Rows
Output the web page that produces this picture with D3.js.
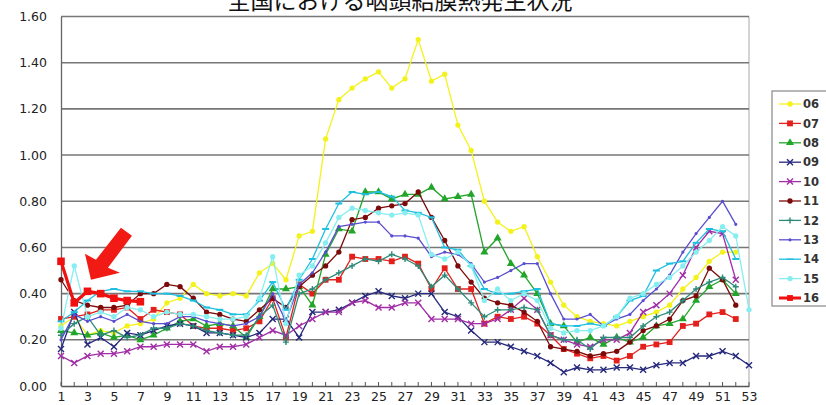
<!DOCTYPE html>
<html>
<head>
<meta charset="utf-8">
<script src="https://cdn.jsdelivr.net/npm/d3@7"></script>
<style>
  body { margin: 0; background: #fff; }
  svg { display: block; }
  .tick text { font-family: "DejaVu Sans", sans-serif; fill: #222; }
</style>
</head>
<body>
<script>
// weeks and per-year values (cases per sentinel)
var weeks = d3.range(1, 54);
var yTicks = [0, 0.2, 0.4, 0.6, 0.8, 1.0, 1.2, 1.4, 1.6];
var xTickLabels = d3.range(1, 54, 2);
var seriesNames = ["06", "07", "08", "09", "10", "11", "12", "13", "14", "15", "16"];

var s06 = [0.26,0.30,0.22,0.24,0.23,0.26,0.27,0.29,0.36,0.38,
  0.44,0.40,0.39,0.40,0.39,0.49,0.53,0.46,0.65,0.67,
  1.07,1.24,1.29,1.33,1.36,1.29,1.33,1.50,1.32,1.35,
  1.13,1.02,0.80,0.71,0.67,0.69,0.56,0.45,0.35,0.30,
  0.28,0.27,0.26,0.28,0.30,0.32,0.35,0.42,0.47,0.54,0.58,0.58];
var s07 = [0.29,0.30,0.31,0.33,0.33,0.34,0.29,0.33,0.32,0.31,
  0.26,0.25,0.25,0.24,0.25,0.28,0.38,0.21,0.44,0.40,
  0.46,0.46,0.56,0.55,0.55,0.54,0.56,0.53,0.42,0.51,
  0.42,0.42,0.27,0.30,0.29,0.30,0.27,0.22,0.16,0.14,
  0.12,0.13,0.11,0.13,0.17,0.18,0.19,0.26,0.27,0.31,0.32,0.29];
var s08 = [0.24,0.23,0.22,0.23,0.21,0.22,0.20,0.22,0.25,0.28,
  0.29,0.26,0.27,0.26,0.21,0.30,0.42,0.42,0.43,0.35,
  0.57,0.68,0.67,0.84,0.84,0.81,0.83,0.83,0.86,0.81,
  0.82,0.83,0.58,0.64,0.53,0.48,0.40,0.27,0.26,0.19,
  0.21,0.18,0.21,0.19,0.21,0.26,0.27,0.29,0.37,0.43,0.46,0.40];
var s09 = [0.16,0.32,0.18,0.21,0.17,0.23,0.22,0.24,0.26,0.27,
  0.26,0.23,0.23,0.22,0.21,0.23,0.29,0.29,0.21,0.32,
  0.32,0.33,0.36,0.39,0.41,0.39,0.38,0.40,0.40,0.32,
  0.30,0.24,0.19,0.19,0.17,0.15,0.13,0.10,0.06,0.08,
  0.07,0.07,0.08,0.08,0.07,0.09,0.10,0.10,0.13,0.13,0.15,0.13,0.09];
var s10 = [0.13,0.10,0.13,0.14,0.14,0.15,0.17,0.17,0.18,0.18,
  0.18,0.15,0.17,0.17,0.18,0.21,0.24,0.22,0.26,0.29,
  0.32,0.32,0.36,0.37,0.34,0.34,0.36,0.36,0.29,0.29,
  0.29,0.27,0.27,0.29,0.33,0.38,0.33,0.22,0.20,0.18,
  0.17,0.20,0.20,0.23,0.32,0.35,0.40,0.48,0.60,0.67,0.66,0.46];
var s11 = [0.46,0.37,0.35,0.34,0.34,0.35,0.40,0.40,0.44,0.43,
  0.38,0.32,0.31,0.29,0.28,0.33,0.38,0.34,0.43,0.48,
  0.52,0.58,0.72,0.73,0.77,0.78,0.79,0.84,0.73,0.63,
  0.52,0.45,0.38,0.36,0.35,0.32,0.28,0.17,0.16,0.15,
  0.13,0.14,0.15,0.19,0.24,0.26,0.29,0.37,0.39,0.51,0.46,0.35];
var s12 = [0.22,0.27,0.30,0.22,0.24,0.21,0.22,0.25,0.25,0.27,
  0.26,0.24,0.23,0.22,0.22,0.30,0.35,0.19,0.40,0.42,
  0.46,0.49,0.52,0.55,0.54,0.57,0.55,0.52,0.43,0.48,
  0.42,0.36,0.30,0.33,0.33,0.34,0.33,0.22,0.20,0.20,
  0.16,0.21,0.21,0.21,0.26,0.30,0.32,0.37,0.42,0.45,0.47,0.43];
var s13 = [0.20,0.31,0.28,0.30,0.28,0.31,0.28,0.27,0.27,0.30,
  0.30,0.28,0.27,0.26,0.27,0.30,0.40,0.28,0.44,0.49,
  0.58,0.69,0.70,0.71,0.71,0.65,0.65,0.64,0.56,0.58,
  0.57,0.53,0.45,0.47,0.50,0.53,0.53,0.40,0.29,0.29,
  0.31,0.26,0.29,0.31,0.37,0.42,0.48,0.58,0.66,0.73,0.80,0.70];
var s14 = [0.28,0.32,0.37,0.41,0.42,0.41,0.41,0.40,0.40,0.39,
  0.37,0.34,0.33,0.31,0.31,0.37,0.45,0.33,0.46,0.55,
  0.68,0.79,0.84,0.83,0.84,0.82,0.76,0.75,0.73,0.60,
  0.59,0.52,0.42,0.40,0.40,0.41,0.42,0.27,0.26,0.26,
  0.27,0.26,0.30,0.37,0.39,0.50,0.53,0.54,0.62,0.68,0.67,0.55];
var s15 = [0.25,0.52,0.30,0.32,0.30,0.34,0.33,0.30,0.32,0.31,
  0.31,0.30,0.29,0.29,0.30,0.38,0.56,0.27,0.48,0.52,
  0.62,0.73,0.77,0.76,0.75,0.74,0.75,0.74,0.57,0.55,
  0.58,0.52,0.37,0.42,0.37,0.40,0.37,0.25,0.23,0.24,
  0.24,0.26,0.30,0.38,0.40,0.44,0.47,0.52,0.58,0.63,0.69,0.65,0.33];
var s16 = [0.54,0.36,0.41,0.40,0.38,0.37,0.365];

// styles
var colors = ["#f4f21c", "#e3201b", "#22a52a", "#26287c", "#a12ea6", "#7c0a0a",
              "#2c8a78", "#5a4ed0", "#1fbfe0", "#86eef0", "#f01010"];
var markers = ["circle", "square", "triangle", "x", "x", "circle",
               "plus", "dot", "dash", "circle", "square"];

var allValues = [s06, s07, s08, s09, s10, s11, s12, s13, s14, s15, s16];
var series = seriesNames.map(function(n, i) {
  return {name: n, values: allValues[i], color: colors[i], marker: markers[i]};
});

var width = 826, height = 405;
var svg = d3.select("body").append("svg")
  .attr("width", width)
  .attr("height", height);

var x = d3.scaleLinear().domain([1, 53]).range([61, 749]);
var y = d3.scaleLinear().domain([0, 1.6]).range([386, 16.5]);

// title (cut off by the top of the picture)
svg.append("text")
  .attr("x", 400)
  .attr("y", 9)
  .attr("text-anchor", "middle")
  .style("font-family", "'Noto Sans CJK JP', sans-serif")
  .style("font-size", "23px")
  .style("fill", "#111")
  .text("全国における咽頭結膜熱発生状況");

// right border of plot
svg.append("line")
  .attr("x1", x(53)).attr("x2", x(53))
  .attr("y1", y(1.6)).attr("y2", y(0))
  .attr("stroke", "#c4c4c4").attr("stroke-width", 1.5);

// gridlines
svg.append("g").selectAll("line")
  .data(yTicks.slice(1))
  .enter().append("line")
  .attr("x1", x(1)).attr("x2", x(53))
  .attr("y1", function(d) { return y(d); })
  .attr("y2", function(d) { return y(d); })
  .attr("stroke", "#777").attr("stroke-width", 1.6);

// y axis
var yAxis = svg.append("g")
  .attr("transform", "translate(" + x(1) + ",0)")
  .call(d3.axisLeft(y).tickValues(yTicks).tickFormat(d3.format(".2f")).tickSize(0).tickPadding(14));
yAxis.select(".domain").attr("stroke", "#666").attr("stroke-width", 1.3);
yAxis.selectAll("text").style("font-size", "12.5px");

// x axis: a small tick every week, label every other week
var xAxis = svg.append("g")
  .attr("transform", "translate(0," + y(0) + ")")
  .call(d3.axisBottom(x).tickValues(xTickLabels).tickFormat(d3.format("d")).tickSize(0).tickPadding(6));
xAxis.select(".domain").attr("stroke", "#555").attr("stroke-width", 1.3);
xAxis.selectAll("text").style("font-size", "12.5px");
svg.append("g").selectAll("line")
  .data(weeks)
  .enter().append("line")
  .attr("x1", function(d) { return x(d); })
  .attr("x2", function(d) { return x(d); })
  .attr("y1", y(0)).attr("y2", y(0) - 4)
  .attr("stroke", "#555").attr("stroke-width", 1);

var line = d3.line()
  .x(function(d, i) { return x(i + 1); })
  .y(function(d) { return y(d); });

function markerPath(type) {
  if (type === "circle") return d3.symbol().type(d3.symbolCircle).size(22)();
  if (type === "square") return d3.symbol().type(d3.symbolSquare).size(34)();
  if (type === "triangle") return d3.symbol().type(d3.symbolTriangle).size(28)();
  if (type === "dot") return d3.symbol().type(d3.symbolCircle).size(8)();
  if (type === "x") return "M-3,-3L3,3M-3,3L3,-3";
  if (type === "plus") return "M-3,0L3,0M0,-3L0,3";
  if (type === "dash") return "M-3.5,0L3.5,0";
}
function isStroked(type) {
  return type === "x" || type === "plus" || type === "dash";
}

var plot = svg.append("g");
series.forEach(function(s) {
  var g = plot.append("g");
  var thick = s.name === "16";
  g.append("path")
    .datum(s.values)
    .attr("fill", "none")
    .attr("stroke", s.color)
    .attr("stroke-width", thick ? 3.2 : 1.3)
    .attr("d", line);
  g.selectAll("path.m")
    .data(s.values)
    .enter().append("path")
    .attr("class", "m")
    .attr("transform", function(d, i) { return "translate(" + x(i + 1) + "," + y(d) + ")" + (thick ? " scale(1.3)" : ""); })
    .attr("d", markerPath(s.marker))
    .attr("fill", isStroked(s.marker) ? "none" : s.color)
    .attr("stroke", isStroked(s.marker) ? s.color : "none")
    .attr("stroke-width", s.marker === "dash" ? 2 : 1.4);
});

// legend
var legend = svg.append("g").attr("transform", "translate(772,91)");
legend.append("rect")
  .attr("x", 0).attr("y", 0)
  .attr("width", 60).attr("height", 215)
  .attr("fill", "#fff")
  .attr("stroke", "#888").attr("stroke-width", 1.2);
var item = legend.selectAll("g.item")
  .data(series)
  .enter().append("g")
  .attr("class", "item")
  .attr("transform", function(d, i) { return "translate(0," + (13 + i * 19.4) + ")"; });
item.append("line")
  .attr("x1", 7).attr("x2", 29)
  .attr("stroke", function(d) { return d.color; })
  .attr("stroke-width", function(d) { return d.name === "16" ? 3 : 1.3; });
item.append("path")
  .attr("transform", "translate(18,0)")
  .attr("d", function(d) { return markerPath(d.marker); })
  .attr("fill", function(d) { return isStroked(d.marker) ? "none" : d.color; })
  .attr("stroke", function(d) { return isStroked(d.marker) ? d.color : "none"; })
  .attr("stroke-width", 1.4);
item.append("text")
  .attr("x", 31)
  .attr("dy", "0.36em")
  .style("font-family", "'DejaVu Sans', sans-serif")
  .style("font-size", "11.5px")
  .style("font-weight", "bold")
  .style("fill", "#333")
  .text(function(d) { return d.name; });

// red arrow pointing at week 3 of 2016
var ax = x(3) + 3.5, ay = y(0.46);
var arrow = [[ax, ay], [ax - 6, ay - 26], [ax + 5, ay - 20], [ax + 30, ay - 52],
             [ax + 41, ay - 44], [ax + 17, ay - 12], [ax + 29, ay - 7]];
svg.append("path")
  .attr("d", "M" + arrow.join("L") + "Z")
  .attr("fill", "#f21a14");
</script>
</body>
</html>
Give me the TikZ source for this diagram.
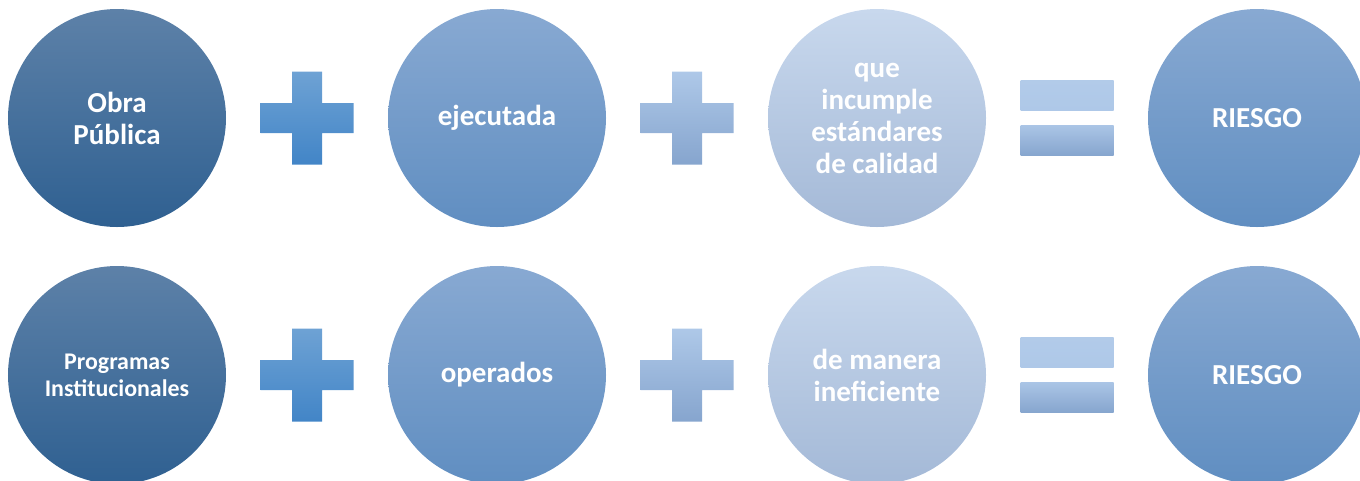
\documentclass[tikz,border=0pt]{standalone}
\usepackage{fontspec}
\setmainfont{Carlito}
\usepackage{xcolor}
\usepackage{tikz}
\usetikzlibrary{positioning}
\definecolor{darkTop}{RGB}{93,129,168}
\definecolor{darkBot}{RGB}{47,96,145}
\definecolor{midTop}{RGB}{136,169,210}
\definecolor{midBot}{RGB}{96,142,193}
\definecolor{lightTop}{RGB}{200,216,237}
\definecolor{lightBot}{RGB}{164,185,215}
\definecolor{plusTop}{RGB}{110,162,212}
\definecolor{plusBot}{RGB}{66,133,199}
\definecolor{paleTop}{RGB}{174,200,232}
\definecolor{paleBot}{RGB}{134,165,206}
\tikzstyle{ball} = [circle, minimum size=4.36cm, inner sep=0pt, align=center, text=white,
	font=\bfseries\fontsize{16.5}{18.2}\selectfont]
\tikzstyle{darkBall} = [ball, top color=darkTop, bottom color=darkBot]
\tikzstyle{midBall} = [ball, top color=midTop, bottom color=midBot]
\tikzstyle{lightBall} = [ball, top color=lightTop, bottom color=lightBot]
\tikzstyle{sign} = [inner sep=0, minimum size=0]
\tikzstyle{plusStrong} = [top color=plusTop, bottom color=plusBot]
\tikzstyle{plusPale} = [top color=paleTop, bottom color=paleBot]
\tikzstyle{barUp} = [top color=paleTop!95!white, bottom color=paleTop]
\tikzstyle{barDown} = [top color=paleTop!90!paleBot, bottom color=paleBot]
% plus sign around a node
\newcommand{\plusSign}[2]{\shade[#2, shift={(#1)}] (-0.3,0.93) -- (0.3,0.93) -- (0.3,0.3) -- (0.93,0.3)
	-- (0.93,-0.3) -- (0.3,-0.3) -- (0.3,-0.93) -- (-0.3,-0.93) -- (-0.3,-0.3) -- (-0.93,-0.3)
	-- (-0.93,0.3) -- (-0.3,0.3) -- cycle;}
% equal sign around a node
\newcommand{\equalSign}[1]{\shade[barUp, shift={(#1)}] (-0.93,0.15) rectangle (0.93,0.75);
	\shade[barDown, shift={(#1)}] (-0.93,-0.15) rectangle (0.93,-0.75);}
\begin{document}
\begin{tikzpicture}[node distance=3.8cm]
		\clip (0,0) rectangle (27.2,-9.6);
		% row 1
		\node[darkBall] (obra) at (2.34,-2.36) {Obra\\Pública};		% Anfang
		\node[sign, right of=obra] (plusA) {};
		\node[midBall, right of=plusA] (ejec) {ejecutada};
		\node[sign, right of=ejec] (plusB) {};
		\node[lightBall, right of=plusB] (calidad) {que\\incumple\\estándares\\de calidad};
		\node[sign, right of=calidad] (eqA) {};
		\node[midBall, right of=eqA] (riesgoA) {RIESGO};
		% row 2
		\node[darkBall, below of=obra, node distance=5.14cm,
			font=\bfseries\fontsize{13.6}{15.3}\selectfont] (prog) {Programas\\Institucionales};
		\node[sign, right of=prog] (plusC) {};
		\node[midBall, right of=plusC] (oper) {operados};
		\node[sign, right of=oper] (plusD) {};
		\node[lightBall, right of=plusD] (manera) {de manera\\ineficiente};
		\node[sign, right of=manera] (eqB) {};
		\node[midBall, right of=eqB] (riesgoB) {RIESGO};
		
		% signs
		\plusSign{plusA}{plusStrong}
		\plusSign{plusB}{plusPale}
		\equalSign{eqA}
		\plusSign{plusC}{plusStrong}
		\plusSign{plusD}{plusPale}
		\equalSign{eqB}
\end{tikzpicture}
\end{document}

Work to do
Copy each line above where the string "this" occurs.

Written response
Output the web page that produces this picture with D3.js.
Give me the TikZ source for this diagram.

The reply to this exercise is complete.